Он утратил свою славу и из экспедиции, которой следовало быть одним громовым ударом, брошенным рукою могущественного владыки России на слабых мятежников маленького царства Польского, развил продолжительную и кровавую войну.
С этого времени, убедившись сам, но уже поздно, в неизвинительной своей ошибке и тщетно искав ее поправить, Дибич потерял всю энергию и то, может быть преувеличенное, доверие, которое питал к своим дарованиям. В упомянутую выше минуту, когда он вел свои колонны на пражские укрепления, один генерал дал ему совет приостановить нападение, чтобы избежать кровопролития, и он имел слабость его послушаться.
Дибич никогда не хотел назвать этого генерала по имени и тайну свою унес в гроб; но на смертном одре сказал графу Орлову: «Мне дали этот пагубный совет; последовав ему, я провинился перед государем и Россиею. Главнокомандующий один отвечает за все свои действия». Заслуженная Дибичем укоризна глубоко отозвалась в благородном сердце его, преданном государю и России, и погасила его твердость и таланты.
Думают, что совет, остановивший карательный меч, поднятый им над крамольною Варшавою, принадлежал цесаревичу Константину Павловичу. Вид этого города, где цесаревич жил и начальствовал в продолжение пятнадцати лет, где образовались его связи и устроился его брак, где укрепились все его привычки, вид этого города в минуту грозящего ему бедствия мог тронуть сердце цесаревича и внушить ему мысль о спасении Варшавы.
Если точно им дан был этот совет, то он понес жестокое наказание в горестях и уничижении, не перестававших с тех пор его преследовать и низведших его вскоре в гроб вдали от сбереженной им Варшавы.
Холера, свирепствовавшая в войсках, действовавших в царстве Польском, одною из последних почти жертв своих избрала фельдмаршала Дибича, подготовленного, так сказать, к этой болезни терзавшим его раскаянием и неудачами наших военных операций.
Он страдал всего лишь несколько часов и испустил дух в присутствии графа А. Ф. Орлова, только что прибывшего в армию с поручением государя ободрить фельдмаршала и, вместе, указать погрешности, которые были замечены в его действиях и которые сам он слишком хорошо чувствовал.
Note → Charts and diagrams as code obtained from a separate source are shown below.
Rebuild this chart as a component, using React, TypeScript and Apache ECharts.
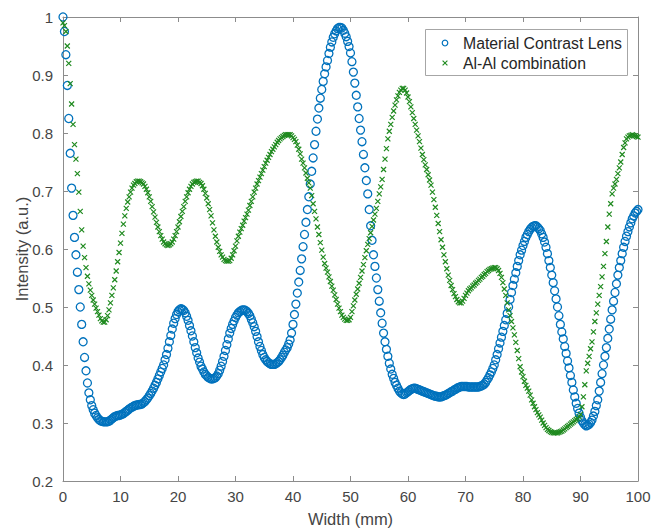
import React, { useEffect, useRef } from "react";
import * as echarts from "echarts";

// Sampling positions along the width (mm), every 0.25 mm from 0 to 100
const widthMm: number[] = Array.from({ length: 401 }, (_, i) => i * 0.25);

// Material Contrast Lens intensity (a.u.), one row = 5 mm
const materialContrastLens: number[] = [
  1.000, 0.975, 0.935, 0.882, 0.825, 0.765, 0.705, 0.658, 0.620, 0.590, 0.560, 0.530, 0.500, 0.470, 0.440, 0.413, 0.390, 0.369, 0.352, 0.340,
  0.330, 0.323, 0.317, 0.313, 0.309, 0.306, 0.304, 0.303, 0.302, 0.302, 0.302, 0.302, 0.303, 0.305, 0.307, 0.309, 0.311, 0.312, 0.313, 0.313,
  0.314, 0.315, 0.316, 0.318, 0.320, 0.322, 0.324, 0.326, 0.327, 0.329, 0.330, 0.331, 0.331, 0.332, 0.332, 0.333, 0.335, 0.337, 0.340, 0.343,
  0.347, 0.351, 0.355, 0.360, 0.365, 0.370, 0.376, 0.382, 0.388, 0.394, 0.400, 0.409, 0.418, 0.429, 0.440, 0.451, 0.462, 0.472, 0.480, 0.487,
  0.492, 0.495, 0.497, 0.496, 0.494, 0.490, 0.484, 0.477, 0.468, 0.459, 0.450, 0.440, 0.430, 0.421, 0.412, 0.405, 0.398, 0.393, 0.388, 0.384,
  0.381, 0.379, 0.377, 0.376, 0.376, 0.377, 0.378, 0.381, 0.385, 0.391, 0.398, 0.406, 0.415, 0.425, 0.435, 0.445, 0.455, 0.463, 0.470, 0.476,
  0.482, 0.486, 0.490, 0.492, 0.494, 0.495, 0.495, 0.494, 0.492, 0.489, 0.485, 0.479, 0.473, 0.466, 0.458, 0.449, 0.440, 0.432, 0.425, 0.418,
  0.413, 0.409, 0.406, 0.404, 0.402, 0.401, 0.401, 0.401, 0.402, 0.404, 0.406, 0.409, 0.413, 0.417, 0.422, 0.426, 0.430, 0.436, 0.443, 0.455,
  0.470, 0.487, 0.505, 0.524, 0.543, 0.563, 0.583, 0.604, 0.625, 0.646, 0.668, 0.690, 0.712, 0.734, 0.757, 0.780, 0.803, 0.824, 0.843, 0.860,
  0.875, 0.889, 0.902, 0.914, 0.925, 0.937, 0.948, 0.957, 0.965, 0.971, 0.976, 0.980, 0.982, 0.982, 0.981, 0.977, 0.972, 0.966, 0.958, 0.949,
  0.938, 0.923, 0.905, 0.886, 0.865, 0.845, 0.825, 0.805, 0.785, 0.763, 0.740, 0.718, 0.695, 0.668, 0.640, 0.615, 0.590, 0.570, 0.550, 0.530,
  0.510, 0.490, 0.472, 0.455, 0.440, 0.427, 0.415, 0.403, 0.393, 0.384, 0.377, 0.370, 0.365, 0.360, 0.355, 0.352, 0.350, 0.349, 0.350, 0.352,
  0.354, 0.356, 0.358, 0.359, 0.360, 0.360, 0.359, 0.358, 0.357, 0.356, 0.355, 0.354, 0.353, 0.352, 0.351, 0.350, 0.349, 0.348, 0.347, 0.346,
  0.346, 0.345, 0.345, 0.345, 0.346, 0.347, 0.348, 0.349, 0.351, 0.352, 0.354, 0.355, 0.357, 0.358, 0.360, 0.361, 0.362, 0.363, 0.363, 0.363,
  0.363, 0.363, 0.362, 0.362, 0.362, 0.362, 0.362, 0.362, 0.362, 0.362, 0.363, 0.364, 0.365, 0.367, 0.370, 0.374, 0.378, 0.383, 0.388, 0.394,
  0.400, 0.409, 0.418, 0.428, 0.438, 0.448, 0.458, 0.468, 0.478, 0.489, 0.500, 0.513, 0.525, 0.537, 0.548, 0.559, 0.570, 0.580, 0.590, 0.598,
  0.606, 0.613, 0.620, 0.625, 0.630, 0.634, 0.637, 0.639, 0.640, 0.640, 0.638, 0.635, 0.632, 0.626, 0.620, 0.612, 0.603, 0.592, 0.580, 0.568,
  0.555, 0.542, 0.528, 0.514, 0.500, 0.485, 0.470, 0.457, 0.445, 0.432, 0.420, 0.407, 0.395, 0.382, 0.370, 0.357, 0.345, 0.334, 0.325, 0.317,
  0.310, 0.304, 0.300, 0.297, 0.295, 0.296, 0.298, 0.301, 0.305, 0.312, 0.320, 0.330, 0.340, 0.355, 0.370, 0.385, 0.400, 0.415, 0.430, 0.446,
  0.462, 0.479, 0.495, 0.510, 0.525, 0.540, 0.555, 0.568, 0.580, 0.592, 0.603, 0.613, 0.622, 0.630, 0.638, 0.645, 0.652, 0.657, 0.662, 0.665,
  0.668,
];

// Al-Al combination intensity (a.u.), one row = 5 mm
const alAlCombination: number[] = [
  0.990, 0.985, 0.975, 0.950, 0.920, 0.885, 0.850, 0.815, 0.780, 0.755, 0.730, 0.698, 0.665, 0.633, 0.605, 0.585, 0.568, 0.553, 0.540, 0.529,
  0.520, 0.512, 0.505, 0.498, 0.492, 0.486, 0.480, 0.476, 0.474, 0.474, 0.478, 0.485, 0.495, 0.507, 0.520, 0.533, 0.547, 0.562, 0.578, 0.594,
  0.610, 0.627, 0.643, 0.657, 0.670, 0.681, 0.690, 0.698, 0.705, 0.710, 0.713, 0.716, 0.717, 0.717, 0.716, 0.714, 0.712, 0.708, 0.703, 0.697,
  0.690, 0.682, 0.673, 0.664, 0.655, 0.646, 0.638, 0.630, 0.623, 0.617, 0.612, 0.609, 0.607, 0.606, 0.607, 0.609, 0.612, 0.617, 0.623, 0.630,
  0.638, 0.647, 0.656, 0.665, 0.673, 0.682, 0.690, 0.697, 0.703, 0.708, 0.712, 0.715, 0.716, 0.717, 0.717, 0.715, 0.713, 0.709, 0.703, 0.696,
  0.688, 0.678, 0.668, 0.657, 0.645, 0.633, 0.622, 0.612, 0.603, 0.596, 0.590, 0.586, 0.582, 0.580, 0.579, 0.579, 0.580, 0.584, 0.590, 0.597,
  0.605, 0.614, 0.622, 0.629, 0.635, 0.641, 0.648, 0.654, 0.660, 0.667, 0.675, 0.682, 0.690, 0.698, 0.705, 0.712, 0.718, 0.724, 0.730, 0.736,
  0.742, 0.748, 0.753, 0.758, 0.763, 0.768, 0.772, 0.776, 0.780, 0.784, 0.787, 0.790, 0.792, 0.794, 0.796, 0.797, 0.797, 0.797, 0.797, 0.795,
  0.792, 0.789, 0.785, 0.779, 0.772, 0.764, 0.755, 0.748, 0.740, 0.731, 0.722, 0.714, 0.705, 0.692, 0.678, 0.665, 0.652, 0.638, 0.625, 0.611,
  0.598, 0.586, 0.575, 0.567, 0.560, 0.552, 0.544, 0.536, 0.529, 0.521, 0.513, 0.505, 0.498, 0.492, 0.486, 0.482, 0.479, 0.477, 0.477, 0.478,
  0.482, 0.492, 0.502, 0.512, 0.522, 0.531, 0.541, 0.551, 0.562, 0.573, 0.585, 0.597, 0.608, 0.618, 0.628, 0.639, 0.650, 0.660, 0.670, 0.682,
  0.695, 0.707, 0.720, 0.737, 0.755, 0.773, 0.790, 0.803, 0.815, 0.827, 0.838, 0.848, 0.857, 0.864, 0.870, 0.874, 0.877, 0.877, 0.874, 0.869,
  0.862, 0.854, 0.845, 0.835, 0.825, 0.815, 0.805, 0.795, 0.785, 0.774, 0.763, 0.754, 0.745, 0.737, 0.728, 0.719, 0.710, 0.698, 0.685, 0.672,
  0.658, 0.644, 0.630, 0.616, 0.603, 0.590, 0.578, 0.566, 0.555, 0.546, 0.537, 0.530, 0.523, 0.518, 0.513, 0.509, 0.507, 0.507, 0.510, 0.515,
  0.520, 0.524, 0.528, 0.531, 0.533, 0.536, 0.538, 0.541, 0.543, 0.546, 0.548, 0.551, 0.553, 0.556, 0.558, 0.561, 0.563, 0.565, 0.566, 0.567,
  0.568, 0.568, 0.566, 0.563, 0.558, 0.551, 0.542, 0.531, 0.520, 0.507, 0.495, 0.485, 0.475, 0.464, 0.452, 0.439, 0.425, 0.411, 0.397, 0.388,
  0.380, 0.372, 0.365, 0.360, 0.355, 0.348, 0.340, 0.334, 0.328, 0.323, 0.318, 0.314, 0.310, 0.305, 0.300, 0.296, 0.292, 0.289, 0.287, 0.285,
  0.284, 0.283, 0.283, 0.283, 0.283, 0.284, 0.285, 0.286, 0.288, 0.290, 0.292, 0.294, 0.296, 0.298, 0.300, 0.302, 0.304, 0.306, 0.308, 0.311,
  0.315, 0.328, 0.345, 0.366, 0.390, 0.403, 0.415, 0.428, 0.440, 0.457, 0.475, 0.490, 0.505, 0.520, 0.535, 0.552, 0.570, 0.592, 0.613, 0.638,
  0.660, 0.678, 0.695, 0.705, 0.712, 0.720, 0.730, 0.740, 0.750, 0.763, 0.775, 0.783, 0.790, 0.793, 0.795, 0.796, 0.797, 0.796, 0.795, 0.794,
  0.793,
];

const seriesNames = ["Material Contrast Lens", "Al-Al combination"];
const xTickStep = 10;
const yTickStep = 0.1;

const FONT = "Liberation Sans, Arial, Helvetica, sans-serif";
const AXIS_COLOR = "#8c8c8c";
const TEXT_COLOR = "#454545";
const BLUE = "#0072BD";
const GREEN = "#1f8a1f";
const CROSS = "path://M0,0L10,10M10,0L0,10";

export default function App() {
  const ref = useRef<HTMLDivElement>(null);

  useEffect(() => {
    if (!ref.current) return;
    const chart = echarts.init(ref.current, undefined, { renderer: "svg" });

    const axisCommon = {
      axisLine: { show: true, onZero: false, lineStyle: { color: AXIS_COLOR, width: 1 } },
      axisTick: { show: true, inside: true, length: 5, lineStyle: { color: AXIS_COLOR } },
      splitLine: { show: false },
    };

    const lgX = 425;
    const lgY = 29;

    chart.setOption({
      animation: false,
      backgroundColor: "#ffffff",
      textStyle: { fontFamily: FONT },
      grid: {
        left: 63,
        right: 13,
        top: 17,
        bottom: 48,
        containLabel: false,
        outerBoundsMode: "none",
      },
      xAxis: [
        {
          type: "value",
          position: "bottom",
          min: 0,
          max: 100,
          interval: xTickStep,
          name: "Width (mm)",
          nameLocation: "middle",
          nameGap: 29,
          nameMoveOverlap: false,
          nameTextStyle: { fontSize: 16.5, color: TEXT_COLOR, fontFamily: FONT },
          axisLabel: { margin: 8, fontSize: 15, color: TEXT_COLOR, fontFamily: FONT },
          ...axisCommon,
        },
        {
          type: "value",
          position: "top",
          min: 0,
          max: 100,
          interval: xTickStep,
          axisLabel: { show: false },
          ...axisCommon,
        },
      ],
      yAxis: [
        {
          type: "value",
          position: "left",
          min: 0.2,
          max: 1,
          interval: yTickStep,
          name: "Intensity (a.u.)",
          nameLocation: "middle",
          nameGap: 33,
          nameMoveOverlap: false,
          nameTextStyle: { fontSize: 16.5, color: TEXT_COLOR, fontFamily: FONT },
          axisLabel: { margin: 10, fontSize: 15, color: TEXT_COLOR, fontFamily: FONT },
          ...axisCommon,
        },
        {
          type: "value",
          position: "right",
          min: 0.2,
          max: 1,
          interval: yTickStep,
          axisLabel: { show: false },
          ...axisCommon,
        },
      ],
      graphic: [
        {
          type: "group",
          z: 100,
          children: [
            {
              type: "rect",
              shape: { x: lgX + 0.5, y: lgY + 0.5, width: 202, height: 46 },
              style: { fill: "#ffffff", stroke: "#a6a6a6", lineWidth: 1 },
            },
            {
              type: "circle",
              shape: { cx: lgX + 20, cy: lgY + 14, r: 2.8 },
              style: { fill: "none", stroke: BLUE, lineWidth: 1.2 },
            },
            {
              type: "line",
              shape: { x1: lgX + 17.6, y1: lgY + 31.6, x2: lgX + 22.4, y2: lgY + 36.4 },
              style: { stroke: GREEN, lineWidth: 1.1 },
            },
            {
              type: "line",
              shape: { x1: lgX + 22.4, y1: lgY + 31.6, x2: lgX + 17.6, y2: lgY + 36.4 },
              style: { stroke: GREEN, lineWidth: 1.1 },
            },
            {
              type: "text",
              style: {
                x: lgX + 38,
                y: lgY + 14,
                text: seriesNames[0],
                fill: "#262626",
                font: `15.8px ${FONT}`,
                verticalAlign: "middle",
              },
            },
            {
              type: "text",
              style: {
                x: lgX + 38,
                y: lgY + 34,
                text: seriesNames[1],
                fill: "#262626",
                font: `15.8px ${FONT}`,
                verticalAlign: "middle",
              },
            },
          ],
        },
      ],
      series: [
        {
          name: seriesNames[0],
          type: "scatter",
          xAxisIndex: 0,
          yAxisIndex: 0,
          symbol: "circle",
          symbolSize: 8,
          itemStyle: { color: "transparent", borderColor: BLUE, borderWidth: 1.3, opacity: 1 },
          data: widthMm.map((x, i) => [x, materialContrastLens[i]]),
        },
        {
          name: seriesNames[1],
          type: "scatter",
          xAxisIndex: 0,
          yAxisIndex: 0,
          symbol: CROSS,
          symbolSize: 5,
          itemStyle: { color: "transparent", borderColor: GREEN, borderWidth: 1.2, opacity: 1 },
          data: widthMm.map((x, i) => [x, alAlCombination[i]]),
        },
      ],
    });

    return () => chart.dispose();
  }, []);

  return (
    <div
      ref={ref}
      style={{ position: "fixed", left: 0, top: 0, width: 651, height: 529 }}
    />
  );
}
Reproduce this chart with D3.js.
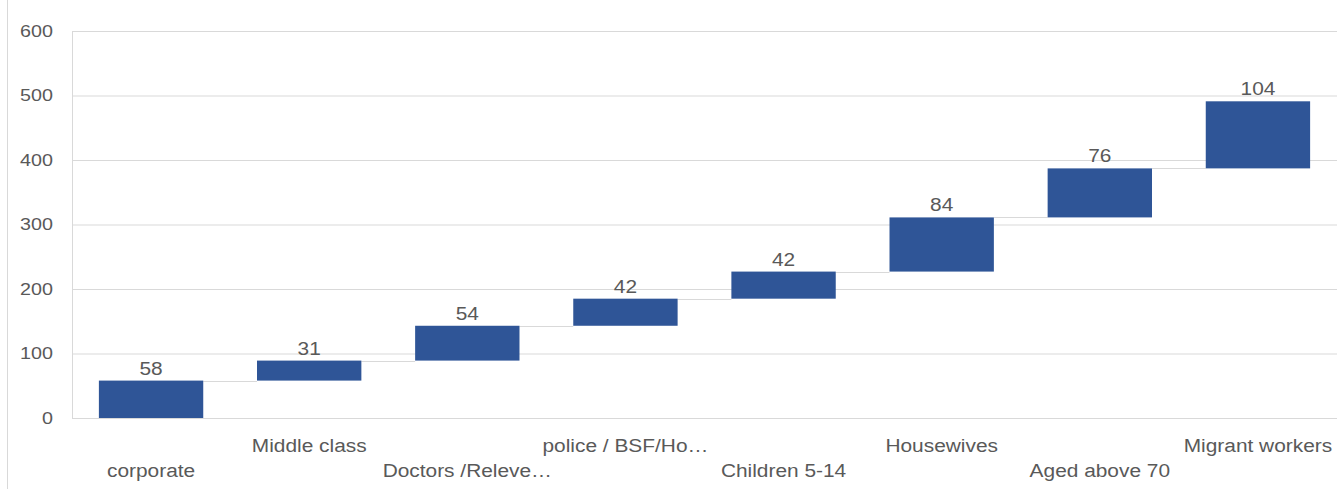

Он умер в цвете лет, после блестящего поприща, омраченного единственно этой кампанией. Армия и Россия почти обрадовалась его смерти, приписывая ему одному срам столь продолжительной борьбы против Польской революции. Государь и все близко знавшие Дибича оплакали в нем человека прямодушного, ревностного слугу царского и доблестного, преданного гражданина. Он был замещен вызванным с Кавказа фельдмаршалом Паскевичем.
В то время как смерть Дибича остановила наши военные действия, мятеж более и более распространялся в наших западных губерниях и в Литве он был усилен и поддержан вторгшимся туда корпусом Гельгуда, в Петербурге вдруг впервые появилась холера.
Государь из Петергофа, где имела пребывание императорская фамилия, тотчас поспешил в столицу для принятия первых мер против этого грозного бича. Он велел устроить больницы во всех главнейших пунктах города; назначил окружных начальников для надзора за ними и для подаяния пособия неимущим и в особенности осиротелым от болезни; наконец, приказал немедленно вывести кадетские корпуса в Петергоф. После всех этих распоряжений государь сам возвратился в Петергоф и приказал мне явиться к нему на другой день.
Вечером этого дня, на пути уже моем в Петергоф, встретил меня фельдъегерь, который, остановив коляску, подал мне записку от князя Волконского, именем государя требовавшего неотложного моего прибытия. Несколько удивленный сим, так как приезда моего в Петергоф уже и без того ожидали, я, однако же, велел погонять лошадей и вскоре домчался до маленького домика, занимаемого государем.
Первые попавшиеся мне лица были два доктора императрицы. Их озабоченный вид крайне меня испугал. Едва я успел на вопрос мой услышать, что императрице сейчас пускали кровь, как вышел государь весь в слезах и, схватив меня за руку, увлек в свой кабинет. Здесь в таком волнении, как мне никогда не случалось его видеть, он передал мне полученное им известие, что брат его Константин Павлович скончался от холеры.
После упомянутого выше сражения под Прагою Константин Павлович стал дуться на Дибича и в одном из припадков своего неудовольствия оставил армию и уехал в Белосток, который, впрочем, должен был вскоре также оставить по случаю вторжения Хлопицкого.
Тогда он с супругою своей сперва укрылся в Минске, а потом, при дальнейшем распространении мятежа, переехал, в сопровождении каких-нибудь двадцати жандармов и части государева черкесского конвоя, в Витебск. Здесь, в раздумье о том, что ему делать, не решаясь отправиться по зову брата в Петербург, чувствуя всю неловкость своего положения, он чувствовал себя самым несчастным человеком.